▶ **RECORDED INFORMATION**:
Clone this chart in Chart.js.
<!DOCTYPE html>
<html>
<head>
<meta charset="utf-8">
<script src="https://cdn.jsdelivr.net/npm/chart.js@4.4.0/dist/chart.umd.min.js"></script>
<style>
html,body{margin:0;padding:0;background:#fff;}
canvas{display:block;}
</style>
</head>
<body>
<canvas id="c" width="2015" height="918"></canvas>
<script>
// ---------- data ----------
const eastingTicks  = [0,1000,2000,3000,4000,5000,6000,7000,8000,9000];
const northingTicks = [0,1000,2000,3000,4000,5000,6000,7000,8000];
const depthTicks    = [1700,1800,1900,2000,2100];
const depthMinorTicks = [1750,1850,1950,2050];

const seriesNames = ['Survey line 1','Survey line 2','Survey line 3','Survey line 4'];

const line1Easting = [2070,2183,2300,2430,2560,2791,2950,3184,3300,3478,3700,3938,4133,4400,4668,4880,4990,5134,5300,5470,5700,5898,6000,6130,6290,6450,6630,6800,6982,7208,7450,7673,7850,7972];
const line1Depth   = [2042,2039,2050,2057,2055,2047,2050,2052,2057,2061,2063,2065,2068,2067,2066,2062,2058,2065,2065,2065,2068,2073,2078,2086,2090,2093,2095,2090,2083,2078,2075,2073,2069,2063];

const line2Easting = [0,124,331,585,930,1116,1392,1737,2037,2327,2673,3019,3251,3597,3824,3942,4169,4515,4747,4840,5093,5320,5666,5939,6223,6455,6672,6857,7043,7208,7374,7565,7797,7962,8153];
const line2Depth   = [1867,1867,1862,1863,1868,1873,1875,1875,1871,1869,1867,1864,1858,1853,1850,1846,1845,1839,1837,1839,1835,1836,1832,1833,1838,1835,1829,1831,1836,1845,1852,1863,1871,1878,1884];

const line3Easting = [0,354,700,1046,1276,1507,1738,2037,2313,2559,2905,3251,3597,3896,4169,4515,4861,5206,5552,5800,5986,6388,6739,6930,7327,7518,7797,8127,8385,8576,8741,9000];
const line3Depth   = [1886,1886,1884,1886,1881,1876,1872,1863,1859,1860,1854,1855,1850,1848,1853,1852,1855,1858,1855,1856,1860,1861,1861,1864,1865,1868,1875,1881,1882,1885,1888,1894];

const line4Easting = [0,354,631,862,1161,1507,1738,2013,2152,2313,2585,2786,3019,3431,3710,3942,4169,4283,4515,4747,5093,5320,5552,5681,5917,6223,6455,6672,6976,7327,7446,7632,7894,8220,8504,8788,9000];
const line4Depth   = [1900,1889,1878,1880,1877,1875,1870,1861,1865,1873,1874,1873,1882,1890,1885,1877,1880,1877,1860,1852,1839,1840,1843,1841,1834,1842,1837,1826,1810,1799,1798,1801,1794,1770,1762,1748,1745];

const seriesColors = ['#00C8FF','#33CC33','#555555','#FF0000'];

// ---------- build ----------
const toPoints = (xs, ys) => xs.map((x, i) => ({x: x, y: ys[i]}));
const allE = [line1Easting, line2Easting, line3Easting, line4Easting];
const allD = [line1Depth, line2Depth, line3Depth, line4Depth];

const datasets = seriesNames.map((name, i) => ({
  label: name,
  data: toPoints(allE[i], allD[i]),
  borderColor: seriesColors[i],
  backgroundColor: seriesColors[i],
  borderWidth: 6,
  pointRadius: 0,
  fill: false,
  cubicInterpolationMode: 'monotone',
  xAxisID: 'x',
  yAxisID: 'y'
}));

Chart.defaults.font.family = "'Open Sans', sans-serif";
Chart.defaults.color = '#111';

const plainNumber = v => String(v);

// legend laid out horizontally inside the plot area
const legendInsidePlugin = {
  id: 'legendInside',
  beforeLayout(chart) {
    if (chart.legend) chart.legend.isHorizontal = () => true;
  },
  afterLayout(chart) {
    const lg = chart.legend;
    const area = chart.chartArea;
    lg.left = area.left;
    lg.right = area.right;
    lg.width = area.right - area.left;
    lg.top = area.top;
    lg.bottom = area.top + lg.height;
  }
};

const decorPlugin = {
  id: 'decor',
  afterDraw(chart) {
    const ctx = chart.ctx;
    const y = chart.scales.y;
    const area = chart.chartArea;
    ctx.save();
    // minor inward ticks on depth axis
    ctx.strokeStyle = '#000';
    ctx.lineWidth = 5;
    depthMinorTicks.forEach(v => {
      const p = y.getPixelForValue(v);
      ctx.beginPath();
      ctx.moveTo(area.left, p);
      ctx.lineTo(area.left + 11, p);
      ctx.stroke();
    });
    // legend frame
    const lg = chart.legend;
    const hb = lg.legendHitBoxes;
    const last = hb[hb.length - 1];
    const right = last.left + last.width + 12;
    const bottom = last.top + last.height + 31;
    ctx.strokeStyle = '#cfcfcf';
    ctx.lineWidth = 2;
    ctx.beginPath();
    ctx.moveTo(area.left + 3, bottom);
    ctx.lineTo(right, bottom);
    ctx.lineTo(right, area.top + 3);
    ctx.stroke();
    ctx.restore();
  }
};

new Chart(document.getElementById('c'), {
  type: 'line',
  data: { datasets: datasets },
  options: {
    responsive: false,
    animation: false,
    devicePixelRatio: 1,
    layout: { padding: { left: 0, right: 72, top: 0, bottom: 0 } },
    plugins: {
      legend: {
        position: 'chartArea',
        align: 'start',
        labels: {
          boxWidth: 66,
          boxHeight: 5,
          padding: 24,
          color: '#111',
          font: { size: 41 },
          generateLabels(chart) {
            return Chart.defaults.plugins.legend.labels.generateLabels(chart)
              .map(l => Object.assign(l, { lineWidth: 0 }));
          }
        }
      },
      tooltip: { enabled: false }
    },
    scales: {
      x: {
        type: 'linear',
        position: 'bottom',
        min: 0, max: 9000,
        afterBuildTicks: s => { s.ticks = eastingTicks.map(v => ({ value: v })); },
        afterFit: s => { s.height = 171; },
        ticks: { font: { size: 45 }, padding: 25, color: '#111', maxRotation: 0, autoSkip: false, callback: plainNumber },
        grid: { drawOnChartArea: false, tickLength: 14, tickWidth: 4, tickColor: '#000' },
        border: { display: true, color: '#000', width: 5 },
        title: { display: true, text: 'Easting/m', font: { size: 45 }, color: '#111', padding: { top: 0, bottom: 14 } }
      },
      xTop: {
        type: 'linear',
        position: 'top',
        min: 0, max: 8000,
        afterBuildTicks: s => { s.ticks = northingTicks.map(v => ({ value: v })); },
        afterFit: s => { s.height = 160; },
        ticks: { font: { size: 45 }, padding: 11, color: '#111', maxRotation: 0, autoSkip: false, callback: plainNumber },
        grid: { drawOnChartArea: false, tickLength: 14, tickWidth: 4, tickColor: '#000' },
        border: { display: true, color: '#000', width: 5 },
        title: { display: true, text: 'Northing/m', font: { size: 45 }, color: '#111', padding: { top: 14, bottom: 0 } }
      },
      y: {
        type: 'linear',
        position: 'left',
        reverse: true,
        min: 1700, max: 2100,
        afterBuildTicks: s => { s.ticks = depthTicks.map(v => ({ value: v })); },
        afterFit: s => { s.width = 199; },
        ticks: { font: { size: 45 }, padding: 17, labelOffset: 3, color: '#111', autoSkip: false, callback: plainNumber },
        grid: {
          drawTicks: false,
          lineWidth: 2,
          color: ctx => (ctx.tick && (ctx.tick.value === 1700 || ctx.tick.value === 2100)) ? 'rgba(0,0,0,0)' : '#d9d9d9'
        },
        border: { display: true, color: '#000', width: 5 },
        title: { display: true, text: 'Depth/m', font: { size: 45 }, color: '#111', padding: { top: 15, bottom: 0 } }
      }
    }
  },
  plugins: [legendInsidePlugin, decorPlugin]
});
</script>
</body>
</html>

▶ **TASK DIRECTIONS**:
Can you write out the lines above, from the first one through the one containing "const seriesNames = ['Survey", exactly as they appear and nothing more?

▶ **EXPECTED OUTPUT**:
Clone this chart in Chart.js.
<!DOCTYPE html>
<html>
<head>
<meta charset="utf-8">
<script src="https://cdn.jsdelivr.net/npm/chart.js@4.4.0/dist/chart.umd.min.js"></script>
<style>
html,body{margin:0;padding:0;background:#fff;}
canvas{display:block;}
</style>
</head>
<body>
<canvas id="c" width="2015" height="918"></canvas>
<script>
// ---------- data ----------
const eastingTicks  = [0,1000,2000,3000,4000,5000,6000,7000,8000,9000];
const northingTicks = [0,1000,2000,3000,4000,5000,6000,7000,8000];
const depthTicks    = [1700,1800,1900,2000,2100];
const depthMinorTicks = [1750,1850,1950,2050];

const seriesNames = ['Survey line 1','Survey line 2','Survey line 3','Survey line 4'];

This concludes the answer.